The Supreme Court of India ruled that a three-year-old ban that prohibits people from smoking hookah even in designated smoking areas is unlawful and not permissible in law.
However, the court made it clear that ashtrays, lighters, match sticks and other such things designed to facilitate smoking must not be provided in any public place. Justice Ranjan Gogoi who was overseeing the court proceedings on the matter, remarked that the ban on smoking is only applicable to public places and not to spaces designated for smoking.
Several restaurants in Delhi were forced to shut down their hookah bar following a prohibitory order by the Delhi High Court which opined that it was unlawful for restaurant to double up as “hookah bar” without permission. Most of these hookah bars were located in Greater Kailash I, Greater Kailash II, Connaught Place, South Extension, Defense Colony and New Friends Colony.

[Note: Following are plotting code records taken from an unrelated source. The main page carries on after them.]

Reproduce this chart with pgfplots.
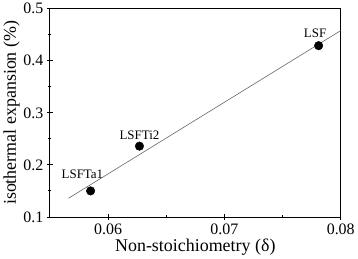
\documentclass[border=0pt]{standalone}
\usepackage{fontspec}
\setmainfont{Liberation Serif}
\usepackage{pgfplots}
\pgfplotsset{compat=1.18}
\begin{document}
\begin{tikzpicture}
\begin{axis}[
  scale only axis,
  width=292pt, height=209pt,
  xmin=0.055, xmax=0.08,
  ymin=0.1, ymax=0.5,
  scaled ticks=false,
  xtick={0.06,0.07,0.08},
  xticklabels={0.06,0.07,0.08},
  ytick={0.1,0.2,0.3,0.4,0.5},
  yticklabels={0.1,0.2,0.3,0.4,0.5},
  minor xtick={0.065,0.075},
  minor ytick={0.15,0.25,0.35,0.45},
  tick align=center,
  major tick length=6pt,
  minor tick length=3pt,
  xtick pos=bottom, ytick pos=left,
  ticklabel style={font=\fontsize{16}{18}\selectfont},
  label style={font=\fontsize{18}{20}\selectfont},
  xlabel={Non-stoichiometry (δ)},
  ylabel={isothermal expansion (\%)},
  xlabel style={yshift=2pt},
  ylabel style={yshift=-3pt},
  axis line style={line width=0.8pt},
  tick style={line width=0.8pt, black},
]
\addplot[color=black!60, line width=0.6pt] coordinates {(0.0566,0.1358) (0.08,0.458)};
\addplot[only marks, mark=*, mark size=4.3pt, black] coordinates {
  (0.0585,0.150)
  (0.0627,0.236)
  (0.0781,0.429)
};
\node[font=\fontsize{13}{15}\selectfont] at (axis cs:0.0578,0.182) {LSFTa1};
\node[font=\fontsize{13}{15}\selectfont] at (axis cs:0.0627,0.257) {LSFTi2};
\node[font=\fontsize{13}{15}\selectfont] at (axis cs:0.0778,0.452) {LSF};
\end{axis}
\end{tikzpicture}
\end{document}
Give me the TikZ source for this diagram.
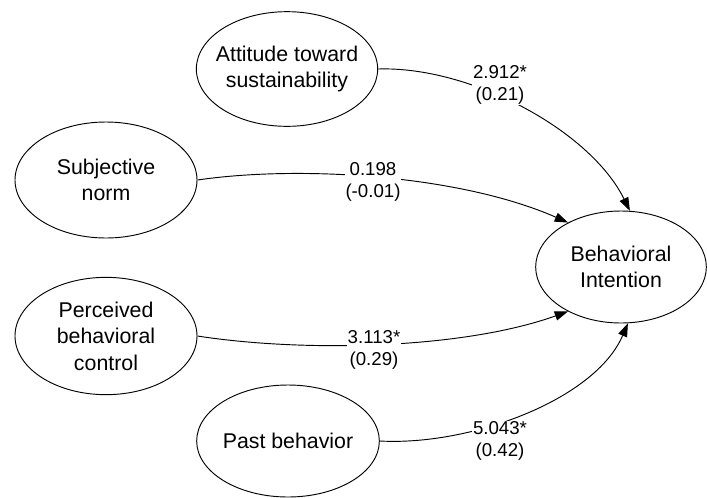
\documentclass[tikz,border=0pt]{standalone}
\usepackage{fontspec}
\setmainfont{Liberation Sans}
\usetikzlibrary{shapes.geometric,arrows.meta}
\begin{document}
\begin{tikzpicture}[x=0.75pt,y=-0.75pt,
  latent/.style={draw, ellipse, line width=0.7pt, inner sep=0pt},
  nodetext/.style={font=\fontsize{16}{19.8}\selectfont, align=center},
  effect/.style={line width=0.7pt, -{Triangle[length=10pt,width=7pt]}},
  coef/.style={fill=white, inner sep=0.5pt, align=center, font=\fontsize{14}{16.5}\selectfont}]
\useasboundingbox (0,0) rectangle (707,497);
\node[latent, minimum width=136pt, minimum height=86pt,
  label={[nodetext]center:Attitude toward\\sustainability}] (att) at (287,69) {};
\node[latent, minimum width=136.5pt, minimum height=87pt,
  label={[nodetext]center:Subjective\\norm}] (sub) at (106,180) {};
\node[latent, minimum width=136.5pt, minimum height=88pt,
  label={[nodetext]center:Perceived\\behavioral\\control}] (per) at (106,336) {};
\node[latent, minimum width=137pt, minimum height=84pt,
  label={[nodetext]center:Past behavior}] (past) at (288,441) {};
\node[latent, minimum width=128pt, minimum height=84pt,
  label={[nodetext]center:Behavioral\\Intention}] (bi) at (621,267) {};

\draw[effect] (att.east) .. controls (470,66) and (590,130) .. (bi.81);
\draw[effect] (sub.east) .. controls (300,165) and (460,175) .. (bi.140);
\draw[effect] (per.east) .. controls (300,352) and (460,350) .. (bi.220);
\draw[effect] (past.east) .. controls (470,446) and (595,400) .. (bi.277);

\node[coef] (c1) at (500,85) {2.912*\\(0.21)};
\node[coef] (c2) at (373,182) {0.198\\(-0.01)};
\node[coef] (c3) at (374,350) {3.113*\\(0.29)};
\node[coef] (c4) at (500,441) {5.043*\\(0.42)};
\end{tikzpicture}
\end{document}
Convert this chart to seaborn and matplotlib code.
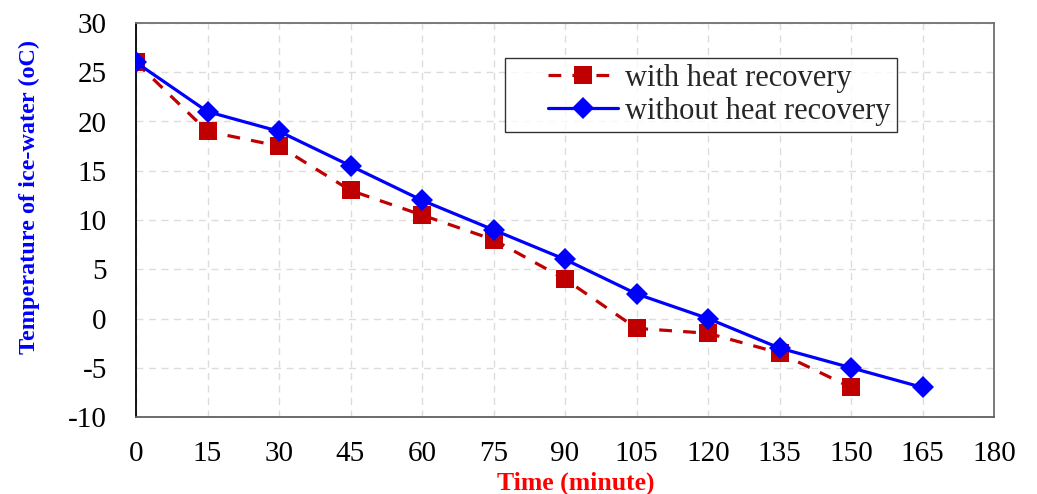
import matplotlib
matplotlib.use("Agg")
import matplotlib.pyplot as plt
from matplotlib.legend_handler import HandlerLine2D
import seaborn as sns
import pandas as pd

time_with = [0, 15, 30, 45, 60, 75, 90, 105, 120, 135, 150]
temp_with = [26, 19, 17.5, 13, 10.5, 8, 4, -1, -1.5, -3.5, -7]
time_without = [0, 15, 30, 45, 60, 75, 90, 105, 120, 135, 150, 165]
temp_without = [26, 21, 19, 15.5, 12, 9, 6, 2.5, 0, -3, -5, -7]
x_ticks = list(range(0, 181, 15))
y_ticks = list(range(-10, 31, 5))

sns.set_theme(style="white")
plt.rcParams['font.family'] = ['Liberation Serif', 'DejaVu Serif']
plt.rcParams['axes.unicode_minus'] = False

df_with = pd.DataFrame({"t": time_with, "T": temp_with})
df_without = pd.DataFrame({"t": time_without, "T": temp_without})

fig = plt.figure(figsize=(10.37, 4.94), dpi=100)
ax = fig.add_axes([136/1037, 1 - 417/494, (994-136)/1037, (417-23)/494])

sns.lineplot(data=df_with, x="t", y="T", ax=ax, color="#C00000", linestyle=(0, (4, 3.5)),
             linewidth=2.3, marker="s", markersize=13, markeredgewidth=0,
             label="with heat recovery", zorder=3)
sns.lineplot(data=df_without, x="t", y="T", ax=ax, color="#0000FF", linestyle="-",
             linewidth=2.3, marker="D", markersize=11.5, markeredgewidth=0,
             label="without heat recovery", zorder=4)

ax.set_xlim(0, 180)
ax.set_ylim(-10, 30)
ax.set_xticks(x_ticks)
ax.set_yticks(y_ticks)
ax.tick_params(axis="x", length=0, labelsize=21, colors="black", pad=17)
ax.tick_params(axis="y", length=0, labelsize=21, colors="black", pad=21)
ax.grid(True, color="#dcdcdc", linestyle=(0, (5, 4)), linewidth=1)
for s in ax.spines.values():
    s.set_color("#707070")
    s.set_linewidth(1.3)
ax.spines["left"].set_color("black")
ax.spines["bottom"].set_color("#606060")

ax.set_xlabel("Time (minute)", color="#FF0000", fontsize=18.5, fontweight="bold")
ax.xaxis.set_label_coords((576-136)/858, (417-472)/394)
ax.set_ylabel("Temperature of ice-water (oC)", color="#0000FF", fontsize=17.5, fontweight="bold")
ax.yaxis.set_label_coords((40-136)/858, (417-197)/394)

handles, labels = ax.get_legend_handles_labels()
leg = ax.legend(handles, labels, loc="upper left",
                bbox_to_anchor=((505-136)/858, 1 - (58-23)/394),
                fontsize=22, frameon=True, fancybox=False, edgecolor="black",
                handlelength=3.5, borderpad=0.2, labelspacing=0.12, handletextpad=0.23,
                borderaxespad=0,
                handler_map={h: HandlerLine2D(xpad=1.2) for h in handles})
leg.get_frame().set_linewidth(1.0)

fig.savefig("out.png", dpi=100)
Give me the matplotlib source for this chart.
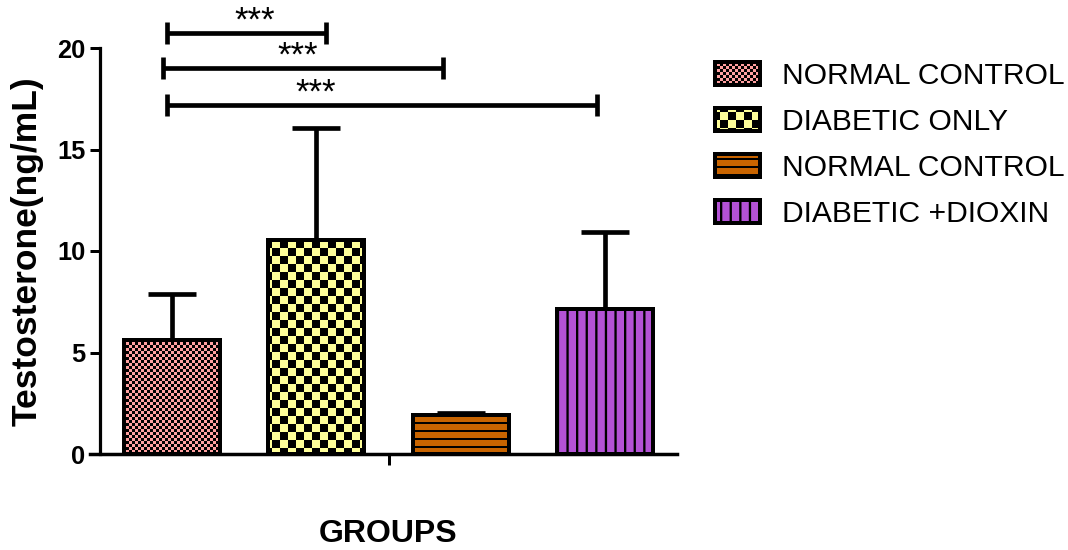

Dismissing Bombay Municipal Corporation’s argument that hookahs cannot be allowed in public places, the apex court bench led by Justice Gogoi said that the law cannot be misused to justify an lawful ban on smoking hookahs in public places.
Prior to this, the BMC imposed a ban on the “use of any apparatus designed to facilitate smoking”.
“The effect of the added words (read: BMC ban) is that a hookah can’t be provided by the hotel, restaurant or airport and it is an apparatus designed to facilitate smoking,” said the SC, adding the BMC’s ban was a violation of the Cigarette Act.
“The rules must be read harmoniously… What is expressly allowed in one rule, cannot be taken away by another,” it said.